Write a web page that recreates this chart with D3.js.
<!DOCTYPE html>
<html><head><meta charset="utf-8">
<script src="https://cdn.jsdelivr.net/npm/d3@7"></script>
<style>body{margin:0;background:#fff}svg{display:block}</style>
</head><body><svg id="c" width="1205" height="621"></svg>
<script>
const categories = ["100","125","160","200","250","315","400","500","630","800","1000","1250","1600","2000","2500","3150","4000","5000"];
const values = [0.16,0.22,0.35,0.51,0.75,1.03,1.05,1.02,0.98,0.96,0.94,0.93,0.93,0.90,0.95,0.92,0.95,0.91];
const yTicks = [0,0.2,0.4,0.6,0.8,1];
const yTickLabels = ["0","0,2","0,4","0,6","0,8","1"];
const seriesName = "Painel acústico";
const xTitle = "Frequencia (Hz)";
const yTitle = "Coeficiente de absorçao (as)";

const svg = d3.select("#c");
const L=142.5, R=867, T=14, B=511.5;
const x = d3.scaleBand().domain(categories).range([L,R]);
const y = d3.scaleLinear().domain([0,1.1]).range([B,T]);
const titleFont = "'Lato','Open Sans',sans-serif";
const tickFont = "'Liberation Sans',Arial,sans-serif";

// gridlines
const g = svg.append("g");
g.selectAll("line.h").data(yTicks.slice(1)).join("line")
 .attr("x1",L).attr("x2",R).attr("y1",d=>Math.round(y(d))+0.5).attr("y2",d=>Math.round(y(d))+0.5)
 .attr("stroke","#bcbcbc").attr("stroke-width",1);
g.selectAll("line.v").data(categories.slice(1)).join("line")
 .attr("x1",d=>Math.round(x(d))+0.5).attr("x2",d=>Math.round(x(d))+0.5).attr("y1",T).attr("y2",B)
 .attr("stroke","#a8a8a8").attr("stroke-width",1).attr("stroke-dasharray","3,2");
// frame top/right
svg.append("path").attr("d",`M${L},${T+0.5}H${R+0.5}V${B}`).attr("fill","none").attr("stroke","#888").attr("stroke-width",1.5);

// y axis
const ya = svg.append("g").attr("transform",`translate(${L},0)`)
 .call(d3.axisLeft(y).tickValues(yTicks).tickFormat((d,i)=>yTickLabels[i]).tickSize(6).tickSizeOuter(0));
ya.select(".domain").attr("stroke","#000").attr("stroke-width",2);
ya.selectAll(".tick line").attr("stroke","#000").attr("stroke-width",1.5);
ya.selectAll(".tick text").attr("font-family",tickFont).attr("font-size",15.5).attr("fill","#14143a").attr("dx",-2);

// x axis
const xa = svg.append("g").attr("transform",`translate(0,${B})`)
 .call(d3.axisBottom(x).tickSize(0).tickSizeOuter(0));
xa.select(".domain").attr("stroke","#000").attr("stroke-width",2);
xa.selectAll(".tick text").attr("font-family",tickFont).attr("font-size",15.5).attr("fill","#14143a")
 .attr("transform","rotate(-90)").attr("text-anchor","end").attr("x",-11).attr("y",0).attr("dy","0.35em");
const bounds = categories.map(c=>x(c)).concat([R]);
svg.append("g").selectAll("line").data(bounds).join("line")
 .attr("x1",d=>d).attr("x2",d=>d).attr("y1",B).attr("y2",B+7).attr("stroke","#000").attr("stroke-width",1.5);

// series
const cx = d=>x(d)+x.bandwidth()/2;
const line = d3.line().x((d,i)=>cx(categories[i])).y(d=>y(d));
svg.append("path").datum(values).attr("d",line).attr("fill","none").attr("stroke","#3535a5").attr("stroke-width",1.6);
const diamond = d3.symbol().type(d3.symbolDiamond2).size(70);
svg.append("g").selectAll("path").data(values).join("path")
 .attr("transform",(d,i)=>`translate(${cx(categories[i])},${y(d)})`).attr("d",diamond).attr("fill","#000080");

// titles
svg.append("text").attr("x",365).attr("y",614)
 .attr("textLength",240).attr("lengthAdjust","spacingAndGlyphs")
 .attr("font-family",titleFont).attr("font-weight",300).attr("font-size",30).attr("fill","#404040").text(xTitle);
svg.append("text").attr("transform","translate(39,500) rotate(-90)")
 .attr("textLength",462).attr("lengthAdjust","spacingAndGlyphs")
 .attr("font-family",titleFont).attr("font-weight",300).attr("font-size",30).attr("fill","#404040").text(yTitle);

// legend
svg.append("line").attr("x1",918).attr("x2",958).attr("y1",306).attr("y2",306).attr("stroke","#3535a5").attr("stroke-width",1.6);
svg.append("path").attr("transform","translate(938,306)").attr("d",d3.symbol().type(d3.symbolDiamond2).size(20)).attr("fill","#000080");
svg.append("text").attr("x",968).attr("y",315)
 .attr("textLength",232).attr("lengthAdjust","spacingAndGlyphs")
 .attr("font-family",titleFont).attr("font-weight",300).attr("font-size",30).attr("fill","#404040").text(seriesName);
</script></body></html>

Problem to work on:
Write the data back out verbatim.

Written response:
Write a web page that recreates this chart with D3.js.
<!DOCTYPE html>
<html><head><meta charset="utf-8">
<script src="https://cdn.jsdelivr.net/npm/d3@7"></script>
<style>body{margin:0;background:#fff}svg{display:block}</style>
</head><body><svg id="c" width="1205" height="621"></svg>
<script>
const categories = ["100","125","160","200","250","315","400","500","630","800","1000","1250","1600","2000","2500","3150","4000","5000"];
const values = [0.16,0.22,0.35,0.51,0.75,1.03,1.05,1.02,0.98,0.96,0.94,0.93,0.93,0.90,0.95,0.92,0.95,0.91];
const yTicks = [0,0.2,0.4,0.6,0.8,1];
const yTickLabels = ["0","0,2","0,4","0,6","0,8","1"];
const seriesName = "Painel acústico";
const xTitle = "Frequencia (Hz)";
const yTitle = "Coeficiente de absorçao (as)";

const svg = d3.select("#c");
const L=142.5, R=867, T=14, B=511.5;
const x = d3.scaleBand().domain(categories).range([L,R]);
const y = d3.scaleLinear().domain([0,1.1]).range([B,T]);
const titleFont = "'Lato','Open Sans',sans-serif";
const tickFont = "'Liberation Sans',Arial,sans-serif";

// gridlines
const g = svg.append("g");
g.selectAll("line.h").data(yTicks.slice(1)).join("line")
 .attr("x1",L).attr("x2",R).attr("y1",d=>Math.round(y(d))+0.5).attr("y2",d=>Math.round(y(d))+0.5)
 .attr("stroke","#bcbcbc").attr("stroke-width",1);
g.selectAll("line.v").data(categories.slice(1)).join("line")
 .attr("x1",d=>Math.round(x(d))+0.5).attr("x2",d=>Math.round(x(d))+0.5).attr("y1",T).attr("y2",B)
 .attr("stroke","#a8a8a8").attr("stroke-width",1).attr("stroke-dasharray","3,2");
// frame top/right
svg.append("path").attr("d",`M${L},${T+0.5}H${R+0.5}V${B}`).attr("fill","none").attr("stroke","#888").attr("stroke-width",1.5);

// y axis
const ya = svg.append("g").attr("transform",`translate(${L},0)`)
 .call(d3.axisLeft(y).tickValues(yTicks).tickFormat((d,i)=>yTickLabels[i]).tickSize(6).tickSizeOuter(0));
ya.select(".domain").attr("stroke","#000").attr("stroke-width",2);
ya.selectAll(".tick line").attr("stroke","#000").attr("stroke-width",1.5);
ya.selectAll(".tick text").attr("font-family",tickFont).attr("font-size",15.5).attr("fill","#14143a").attr("dx",-2);

// x axis
const xa = svg.append("g").attr("transform",`translate(0,${B})`)
 .call(d3.axisBottom(x).tickSize(0).tickSizeOuter(0));
xa.select(".domain").attr("stroke","#000").attr("stroke-width",2);
xa.selectAll(".tick text").attr("font-family",tickFont).attr("font-size",15.5).attr("fill","#14143a")
 .attr("transform","rotate(-90)").attr("text-anchor","end").attr("x",-11).attr("y",0).attr("dy","0.35em");
const bounds = categories.map(c=>x(c)).concat([R]);
svg.append("g").selectAll("line").data(bounds).join("line")
 .attr("x1",d=>d).attr("x2",d=>d).attr("y1",B).attr("y2",B+7).attr("stroke","#000").attr("stroke-width",1.5);

// series
const cx = d=>x(d)+x.bandwidth()/2;
const line = d3.line().x((d,i)=>cx(categories[i])).y(d=>y(d));
svg.append("path").datum(values).attr("d",line).attr("fill","none").attr("stroke","#3535a5").attr("stroke-width",1.6);
const diamond = d3.symbol().type(d3.symbolDiamond2).size(70);
svg.append("g").selectAll("path").data(values).join("path")
 .attr("transform",(d,i)=>`translate(${cx(categories[i])},${y(d)})`).attr("d",diamond).attr("fill","#000080");

// titles
svg.append("text").attr("x",365).attr("y",614)
 .attr("textLength",240).attr("lengthAdjust","spacingAndGlyphs")
 .attr("font-family",titleFont).attr("font-weight",300).attr("font-size",30).attr("fill","#404040").text(xTitle);
svg.append("text").attr("transform","translate(39,500) rotate(-90)")
 .attr("textLength",462).attr("lengthAdjust","spacingAndGlyphs")
 .attr("font-family",titleFont).attr("font-weight",300).attr("font-size",30).attr("fill","#404040").text(yTitle);

// legend
svg.append("line").attr("x1",918).attr("x2",958).attr("y1",306).attr("y2",306).attr("stroke","#3535a5").attr("stroke-width",1.6);
svg.append("path").attr("transform","translate(938,306)").attr("d",d3.symbol().type(d3.symbolDiamond2).size(20)).attr("fill","#000080");
svg.append("text").attr("x",968).attr("y",315)
 .attr("textLength",232).attr("lengthAdjust","spacingAndGlyphs")
 .attr("font-family",titleFont).attr("font-weight",300).attr("font-size",30).attr("fill","#404040").text(seriesName);
</script></body></html>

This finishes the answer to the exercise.